The Interactive Window is used for running cells in a python script. One of the capabilities of running these cells is to debug them.

This page will describe how this debugging is implemented under the covers.

This sequence diagram is explained below:

The first step is to inject debugpy into kernel. Without knowing what the process id of the kernel is, we need a way to have the kernel ready for attach. We do this by running this code in the kernel:

import debugpy
debugpy.listen(('localhost', 0))

That causes debugpy to start a server and returns the port to listen on. We use this port to generate a launch config.
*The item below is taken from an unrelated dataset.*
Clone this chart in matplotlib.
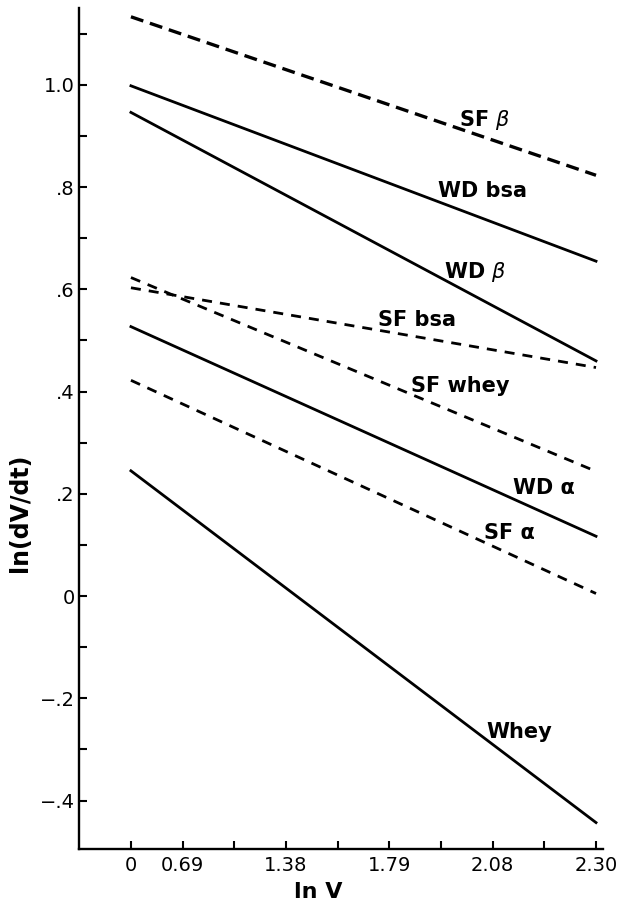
import numpy as np
import matplotlib
matplotlib.use("Agg")
import matplotlib.pyplot as plt

# x axis: evenly spaced tick slots, only some carry a ln V label
x_tick_labels = ["0", "0.69", "", "1.38", "", "1.79", "", "2.08", "", "2.30"]
x_start, x_end = 0, 9

# line names and their ln(dV/dt) values at the first and last slot
names = ["SF β", "WD bsa", "WD β", "SF bsa", "SF whey", "WD α", "SF α", "Whey"]
y_start = [1.133, 0.998, 0.946, 0.603, 0.623, 0.527, 0.422, 0.245]
y_end = [0.823, 0.655, 0.460, 0.447, 0.244, 0.117, 0.005, -0.443]
dashed = [True, False, False, True, True, False, True, False]

# where each curve label sits (data coords)
label_pos = {
    "SF β": (6.85, 0.931),
    "WD bsa": (6.81, 0.792),
    "WD β": (6.67, 0.633),
    "SF bsa": (5.53, 0.540),
    "SF whey": (6.38, 0.411),
    "WD α": (8.00, 0.211),
    "SF α": (7.33, 0.123),
    "Whey": (7.52, -0.266),
}

plt.rcParams['lines.scale_dashes'] = False

fig = plt.figure(figsize=(6.31, 9.02), dpi=100)
ax = fig.add_axes([0.1252, 0.0588, 0.83, 0.932])

for name, y0, y1, ds in zip(names, y_start, y_end, dashed):
    if ds:
        if name == "SF β":
            ax.plot([x_start, x_end], [y0, y1], color='black', lw=2.4,
                    dashes=(9.4, 5.0))
        else:
            ax.plot([x_start, x_end], [y0, y1], color='black', lw=2.0,
                    dashes=(7.2, 5.8))
    else:
        ax.plot([x_start, x_end], [y0, y1], color='black', lw=2.0)

for name in names:
    tx, ty = label_pos[name]
    if "β" in name:
        txt = name.replace("β", r"$\beta$")
    else:
        txt = name
    ax.text(tx, ty, txt, ha='center', va='center', fontsize=15,
            fontweight='bold', color='black')

ax.set_xlim(-1.005, 9.13)
ax.set_ylim(-0.4946, 1.1496)

ax.set_xticks(np.arange(len(x_tick_labels)))
ax.set_xticklabels(x_tick_labels, fontsize=14)

y_major = [-0.4, -0.2, 0, 0.2, 0.4, 0.6, 0.8, 1.0]
y_major_labels = ["−.4", "−.2", "0", ".2", ".4", ".6", ".8", "1.0"]
ax.set_yticks(y_major)
ax.set_yticklabels(y_major_labels, fontsize=14)
ax.set_yticks([-0.3, -0.1, 0.1, 0.3, 0.5, 0.7, 0.9, 1.1], minor=True)

ax.tick_params(axis='both', which='both', direction='in', length=5.8,
               width=1.5, color='black')
ax.tick_params(axis='x', pad=5)
ax.tick_params(axis='y', pad=3)

for side in ['top', 'right']:
    ax.spines[side].set_visible(False)
for side in ['left', 'bottom']:
    ax.spines[side].set_linewidth(1.7)

fig.text(0.0317, 0.431, "ln(dV/dt)", rotation=90, ha='center', va='center',
         fontsize=17, fontweight='bold')
fig.text(0.504, 0.0114, "ln V", ha='center', va='center',
         fontsize=16, fontweight='bold')

fig.savefig("out.png", dpi=100)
Something that looks like so:

        {
            "type": "python",
            "request": "attach",
            "connect": { "host": "localhost", "port": 5678 },
            "justMyCode": true
        },

Debugpy ships with the python extension. We add the path on disk where the python extension has debugpy before we attach. In a remote situation, debugging is disabled anyway, so we don't have to worry about supporting this for remote.

The launch config generated in the previous step is used to attach the debugger to the running debugpy server (much like done here for launching debugging of a python file).

VS code then transitions to debug mode. It just sits there waiting for an event from the debuggee.

The next step is called out as 'Replace kernel's run cell handler'.

What is that code doing? It's replacing the IPython runcell method with a new one so that we can set an environment variable BEFORE we run a cell.

Specifically this code here:

                predicted_name = __VSCODE_compute_hash(args[1], args[0].execution_count)
                os.environ["IPYKERNEL_CELL_NAME"] = predicted_name

Internally IPython uses the environment variable IPYKERNEL_CELL_NAME to set the name of the pseudo file associated with any code that's run.

If we need an environment variable to be set when running a cell, why not just execute some code in the kernel? This diagram might explain why:

If we're using cells to change the environment variable, those cells themselves end up with the IPYKERNEL_CELL_NAME set for them. In the example above, if CELL_2 calls into code in CELL_1, the debugger won't know that it was the original cell 1, and not the second "cell 1" where the variable was set.

To work around this problem, we instead patch the kernel so it sets the variable itself as it executes code.

As you can see in the python code above, the IPYKERNEL_CELL_NAME is set to the hash of the cell contents plus the execution count. However in the interactive window, we're running code like so:

This means when the debugger returns a stack frame, its source member will be pointing to something like ipython_34343434343434.py. This is obviously not the same as manualTestFile.py which is where we want the IP indicator to be in VS code when the stop event fires.

Debugpy allows us to send a custom message to have it remap the ipython_34343434343434.py into manualTestFile.py. This means when the source locations in the stack frame responses come to VS code, it will just open the correct file.

This custom message is sent in the Remap source files event in the sequence diagram.

So the debugger is attached and we have the file paths correct when execution happens, what is the enable thread tracing step?

When debugpy is injected into a python process, it watches the execution of every line to see if it should be hitting breakpoints or not. This is really slow. This is okay if we're debugging a cell, but what about afterwards?

What if the user debugs one cell but then wants to run the kernel for a number of cells afterwards? We don't want the overhead of debugpy watching every line executing.

Debugpy has a global flag that essentially turns off this watching. That's what the enable thread tracing step does. It enables the global flag for debugpy to start watching execution again.

It's not shown in the diagram above, but after debugging is complete, the flag is turned off.

Before we execute the cell from the user, we want the cell to stop on the first line in the cell. You might think, why not just send a breakpoint in the attach initialization (or before we enable tracing).

We didn't do that and instead just put a breakpoint() instruction in the code that's about to be executed. The reason for this was to prevent VS code from knowing about the breakpoint and showing it in the UI when the response for the setBreakpoint was received.

Finally the cell is ready to execute. We execute it normally and because the first line has a breakpoint, it stops right after that point.

Once the stop event fires, debugging the cell is just like debugging any python code. Variable and stack frame requests are made. The user can step in and step out.

Then what happens after the user goes off the end of the cell? From debugpy's point of view, the process is just running non user code now, so it just keeps going until non user code is hit.

By disabling the thread tracing flag, debugpy will stop listening and normal cells can be executed without debugpy breaking into them.

This is different than normal notebook debugging, where debugpy detaches from the kernel altogether.

As mentioned above, this isn't supported in remote. Why is that? Two reasons mainly:

1. Debugpy is loaded from the python extension, we didn't want to sync it to the remote machine and load it into the remote kernel.
2. Debugpy starts a debug server listening on a port. We didn't think users would want to open another port on their machine.